» **INSTRUCTIONS TO FOLLOW**:
Everything in the listing except the pictures should be written out exactly.

— start SUPPLIED INFORMATION —

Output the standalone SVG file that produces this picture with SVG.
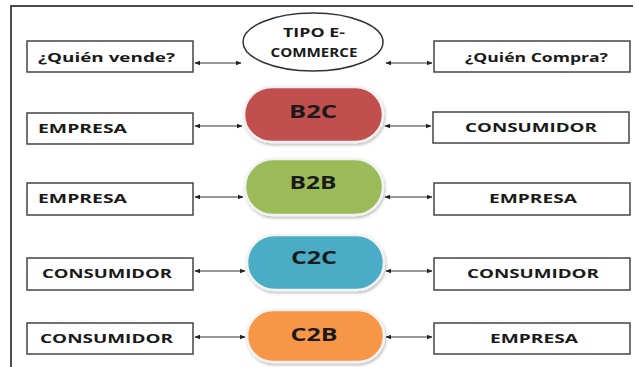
<svg xmlns="http://www.w3.org/2000/svg" width="635" height="367" viewBox="0 0 635 367">
<style>
.box{fill:#fff;stroke:#444;stroke-width:1.5}
.lbl{font-family:"Open Sans","Liberation Sans",sans-serif;font-weight:bold;font-size:13px;fill:#1a1a1a}
.pill{stroke:#f2f2f2;stroke-width:2.5}
.pl{font-family:"Open Sans","Liberation Sans",sans-serif;font-weight:bold;font-size:17px;fill:#1a1a1a;text-anchor:middle}
.con{stroke:#333;stroke-width:1;fill:none;marker-start:url(#ah);marker-end:url(#ah)}
.frame{stroke:#111;stroke-width:1.5;fill:none}
</style>
<defs>
<marker id="ah" viewBox="0 0 10 10" refX="9" refY="5" markerWidth="6" markerHeight="6" orient="auto-start-reverse" markerUnits="userSpaceOnUse">
<path d="M0,1 L10,5 L0,9 Z" fill="#222"/>
</marker>
<filter id="sh" x="-10%" y="-20%" width="120%" height="140%">
<feDropShadow dx="1" dy="2" stdDeviation="1.5" flood-color="#000" flood-opacity="0.25"/>
</filter>
</defs>
<rect width="635" height="367" fill="#fff"/>
<path class="frame" d="M11,367 L11,6 L633,6"/>

<g id="connectors">
<line class="con" x1="195" y1="63" x2="241" y2="63"/>
<line class="con" x1="386" y1="63" x2="432" y2="63"/>
<line class="con" x1="195" y1="126" x2="242" y2="126"/>
<line class="con" x1="385" y1="126" x2="431" y2="126"/>
<line class="con" x1="195" y1="197" x2="243" y2="197"/>
<line class="con" x1="385" y1="197" x2="432" y2="197"/>
<line class="con" x1="195" y1="271" x2="245" y2="271"/>
<line class="con" x1="386" y1="271" x2="432" y2="271"/>
<line class="con" x1="195" y1="337" x2="245" y2="337"/>
<line class="con" x1="386" y1="337" x2="432" y2="337"/>
</g>

<g id="quien-vende">
<rect class="box" x="27" y="41" width="166" height="31"/>
<text class="lbl" x="38" y="62" textLength="137" lengthAdjust="spacingAndGlyphs">¿Quién vende?</text>
</g>
<g id="tipo">
<ellipse cx="313" cy="42" rx="70" ry="29" fill="#fff" stroke="#333" stroke-width="1.5"/>
<text class="lbl" x="314" y="37" font-size="12" text-anchor="middle" textLength="62" lengthAdjust="spacingAndGlyphs">TIPO E-</text>
<text class="lbl" x="314" y="57" font-size="12" text-anchor="middle" textLength="87" lengthAdjust="spacingAndGlyphs">COMMERCE</text>
</g>
<g id="quien-compra">
<rect class="box" x="434" y="41" width="196" height="31"/>
<text class="lbl" x="465" y="62" textLength="143" lengthAdjust="spacingAndGlyphs">¿Quién Compra?</text>
</g>

<g id="b2c-left">
<rect class="box" x="27" y="113" width="166" height="31"/>
<text class="lbl" x="38" y="133" textLength="89" lengthAdjust="spacingAndGlyphs">EMPRESA</text>
</g>
<g id="b2c">
<rect class="pill" x="244" y="87" width="139" height="55" rx="27.5" fill="#C0504D" filter="url(#sh)"/>
<text class="pl" x="313" y="118" textLength="48" lengthAdjust="spacingAndGlyphs">B2C</text>
</g>
<g id="b2c-right">
<rect class="box" x="433" y="112" width="196" height="31"/>
<text class="lbl" x="465" y="132" textLength="132" lengthAdjust="spacingAndGlyphs">CONSUMIDOR</text>
</g>

<g id="b2b-left">
<rect class="box" x="27" y="183" width="166" height="32"/>
<text class="lbl" x="38" y="203" textLength="89" lengthAdjust="spacingAndGlyphs">EMPRESA</text>
</g>
<g id="b2b">
<rect class="pill" x="245" y="159" width="138" height="56" rx="28" fill="#9BBB59" filter="url(#sh)"/>
<text class="pl" x="313" y="189" textLength="47" lengthAdjust="spacingAndGlyphs">B2B</text>
</g>
<g id="b2b-right">
<rect class="box" x="434" y="183" width="196" height="32"/>
<text class="lbl" x="489" y="203" textLength="88" lengthAdjust="spacingAndGlyphs">EMPRESA</text>
</g>

<g id="c2c-left">
<rect class="box" x="27" y="258" width="166" height="32"/>
<text class="lbl" x="42" y="278" textLength="130" lengthAdjust="spacingAndGlyphs">CONSUMIDOR</text>
</g>
<g id="c2c">
<rect class="pill" x="247" y="235" width="137" height="55" rx="27.5" fill="#4BACC6" filter="url(#sh)"/>
<text class="pl" x="314" y="264" textLength="46" lengthAdjust="spacingAndGlyphs">C2C</text>
</g>
<g id="c2c-right">
<rect class="box" x="434" y="258" width="196" height="32"/>
<text class="lbl" x="467" y="278" textLength="132" lengthAdjust="spacingAndGlyphs">CONSUMIDOR</text>
</g>

<g id="c2b-left">
<rect class="box" x="27" y="323" width="166" height="31"/>
<text class="lbl" x="40" y="343" textLength="133" lengthAdjust="spacingAndGlyphs">CONSUMIDOR</text>
</g>
<g id="c2b">
<rect class="pill" x="247" y="310" width="137" height="52" rx="26" fill="#F79646" filter="url(#sh)"/>
<text class="pl" x="314" y="341" textLength="47" lengthAdjust="spacingAndGlyphs">C2B</text>
</g>
<g id="c2b-right">
<rect class="box" x="434" y="323" width="196" height="31"/>
<text class="lbl" x="490" y="343" textLength="88" lengthAdjust="spacingAndGlyphs">EMPRESA</text>
</g>
</svg>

— end SUPPLIED INFORMATION —

» **RIGHT ANSWER**:
Output the standalone SVG file that produces this picture with SVG.
<svg xmlns="http://www.w3.org/2000/svg" width="635" height="367" viewBox="0 0 635 367">
<style>
.box{fill:#fff;stroke:#444;stroke-width:1.5}
.lbl{font-family:"Open Sans","Liberation Sans",sans-serif;font-weight:bold;font-size:13px;fill:#1a1a1a}
.pill{stroke:#f2f2f2;stroke-width:2.5}
.pl{font-family:"Open Sans","Liberation Sans",sans-serif;font-weight:bold;font-size:17px;fill:#1a1a1a;text-anchor:middle}
.con{stroke:#333;stroke-width:1;fill:none;marker-start:url(#ah);marker-end:url(#ah)}
.frame{stroke:#111;stroke-width:1.5;fill:none}
</style>
<defs>
<marker id="ah" viewBox="0 0 10 10" refX="9" refY="5" markerWidth="6" markerHeight="6" orient="auto-start-reverse" markerUnits="userSpaceOnUse">
<path d="M0,1 L10,5 L0,9 Z" fill="#222"/>
</marker>
<filter id="sh" x="-10%" y="-20%" width="120%" height="140%">
<feDropShadow dx="1" dy="2" stdDeviation="1.5" flood-color="#000" flood-opacity="0.25"/>
</filter>
</defs>
<rect width="635" height="367" fill="#fff"/>
<path class="frame" d="M11,367 L11,6 L633,6"/>

<g id="connectors">
<line class="con" x1="195" y1="63" x2="241" y2="63"/>
<line class="con" x1="386" y1="63" x2="432" y2="63"/>
<line class="con" x1="195" y1="126" x2="242" y2="126"/>
<line class="con" x1="385" y1="126" x2="431" y2="126"/>
<line class="con" x1="195" y1="197" x2="243" y2="197"/>
<line class="con" x1="385" y1="197" x2="432" y2="197"/>
<line class="con" x1="195" y1="271" x2="245" y2="271"/>
<line class="con" x1="386" y1="271" x2="432" y2="271"/>
<line class="con" x1="195" y1="337" x2="245" y2="337"/>
<line class="con" x1="386" y1="337" x2="432" y2="337"/>
</g>

<g id="quien-vende">
<rect class="box" x="27" y="41" width="166" height="31"/>
<text class="lbl" x="38" y="62" textLength="137" lengthAdjust="spacingAndGlyphs">¿Quién vende?</text>
</g>
<g id="tipo">
<ellipse cx="313" cy="42" rx="70" ry="29" fill="#fff" stroke="#333" stroke-width="1.5"/>
<text class="lbl" x="314" y="37" font-size="12" text-anchor="middle" textLength="62" lengthAdjust="spacingAndGlyphs">TIPO E-</text>
<text class="lbl" x="314" y="57" font-size="12" text-anchor="middle" textLength="87" lengthAdjust="spacingAndGlyphs">COMMERCE</text>
</g>
<g id="quien-compra">
<rect class="box" x="434" y="41" width="196" height="31"/>
<text class="lbl" x="465" y="62" textLength="143" lengthAdjust="spacingAndGlyphs">¿Quién Compra?</text>
</g>

<g id="b2c-left">
<rect class="box" x="27" y="113" width="166" height="31"/>
<text class="lbl" x="38" y="133" textLength="89" lengthAdjust="spacingAndGlyphs">EMPRESA</text>
</g>
<g id="b2c">
<rect class="pill" x="244" y="87" width="139" height="55" rx="27.5" fill="#C0504D" filter="url(#sh)"/>
<text class="pl" x="313" y="118" textLength="48" lengthAdjust="spacingAndGlyphs">B2C</text>
</g>
<g id="b2c-right">
<rect class="box" x="433" y="112" width="196" height="31"/>
<text class="lbl" x="465" y="132" textLength="132" lengthAdjust="spacingAndGlyphs">CONSUMIDOR</text>
</g>

<g id="b2b-left">
<rect class="box" x="27" y="183" width="166" height="32"/>
<text class="lbl" x="38" y="203" textLength="89" lengthAdjust="spacingAndGlyphs">EMPRESA</text>
</g>
<g id="b2b">
<rect class="pill" x="245" y="159" width="138" height="56" rx="28" fill="#9BBB59" filter="url(#sh)"/>
<text class="pl" x="313" y="189" textLength="47" lengthAdjust="spacingAndGlyphs">B2B</text>
</g>
<g id="b2b-right">
<rect class="box" x="434" y="183" width="196" height="32"/>
<text class="lbl" x="489" y="203" textLength="88" lengthAdjust="spacingAndGlyphs">EMPRESA</text>
</g>

<g id="c2c-left">
<rect class="box" x="27" y="258" width="166" height="32"/>
<text class="lbl" x="42" y="278" textLength="130" lengthAdjust="spacingAndGlyphs">CONSUMIDOR</text>
</g>
<g id="c2c">
<rect class="pill" x="247" y="235" width="137" height="55" rx="27.5" fill="#4BACC6" filter="url(#sh)"/>
<text class="pl" x="314" y="264" textLength="46" lengthAdjust="spacingAndGlyphs">C2C</text>
</g>
<g id="c2c-right">
<rect class="box" x="434" y="258" width="196" height="32"/>
<text class="lbl" x="467" y="278" textLength="132" lengthAdjust="spacingAndGlyphs">CONSUMIDOR</text>
</g>

<g id="c2b-left">
<rect class="box" x="27" y="323" width="166" height="31"/>
<text class="lbl" x="40" y="343" textLength="133" lengthAdjust="spacingAndGlyphs">CONSUMIDOR</text>
</g>
<g id="c2b">
<rect class="pill" x="247" y="310" width="137" height="52" rx="26" fill="#F79646" filter="url(#sh)"/>
<text class="pl" x="314" y="341" textLength="47" lengthAdjust="spacingAndGlyphs">C2B</text>
</g>
<g id="c2b-right">
<rect class="box" x="434" y="323" width="196" height="31"/>
<text class="lbl" x="490" y="343" textLength="88" lengthAdjust="spacingAndGlyphs">EMPRESA</text>
</g>
</svg>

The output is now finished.